On June 27, PacifiCorp, which does business as Rocky Mountain Power in eastern Idaho, applied to the commission for an average 15 percent rate increase.   Since then, the commission’s staff of auditors, engineers and attorneys has been reviewing the application.  All the parties to the case have engaged in settlement negotiations and have reached an agreement in principle that may considerably reduce the original request. Details are expected to be announced later this week. 


The commission cannot, by state law, arbitrarily refuse to consider utility rate increase requests. State statutes require that all rate requests be considered by the commission to determine whether the expenses the utility seeks to recover through customer rates were needed to serve customers and if they were prudently incurred. The commission may accept, reject or modify the company’s request. When the commission denies expense recovery it must be able to legally demonstrate why the expenses were not needed or prudently incurred. All commission decisions can be appealed to the state Supreme Court by the utility, intervenors or customers.  


Rocky Mountain’s original request was for a $32.7 million increase to its annual revenue requirement. The utility claims that its costs have increased by about $278 million above that now included in customer rates.
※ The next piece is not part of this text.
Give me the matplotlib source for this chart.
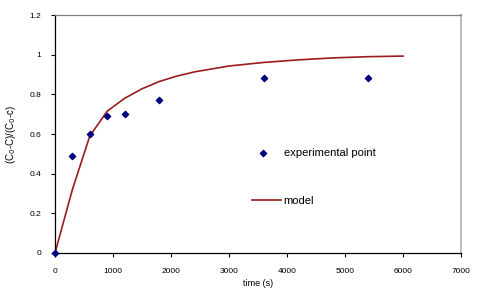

More than half the $32.7 million requested increase ($17 million) is for what the utility claims is an increase in power supply costs due to the expiration of long-term wholesale power contracts and increased coal and wind integration costs. The company also claims a decline in revenue from its sales of surplus energy into the wholesale market.  


About 31 percent of the requested increase is due to capital additions including investment in transmission, pollution control equipment and hydro generation plants.


Proposed increases for customer classes vary according to the cost the company incurs to serve each customer class. The company’s proposed increase for residential customers is 7.2 percent. For residential customers who are on optional Time of Day Rates, the proposed increase is 15.9 percent. Proposed increase for other customer classes is as follows: commercial, 11.8 percent; industrial, 11.2 percent and irrigation, 19.9 percent. The proposed increases for Rocky Mountain’s large contract customers are 18.7 percent for Monsanto and 19.9 percent for Nu-West.


Customers can track the case on the commission’s Web site where the company’s application, including testimony from 14 company officials and customer comments, is posted. The Web site is Click on the electric icon, then on “Open Electric Cases,” and scroll down to Case No. PAC-E-11-12.  


Copies of the application are also available at company offices in Rexburg, Preston, Shelley and Montpelier.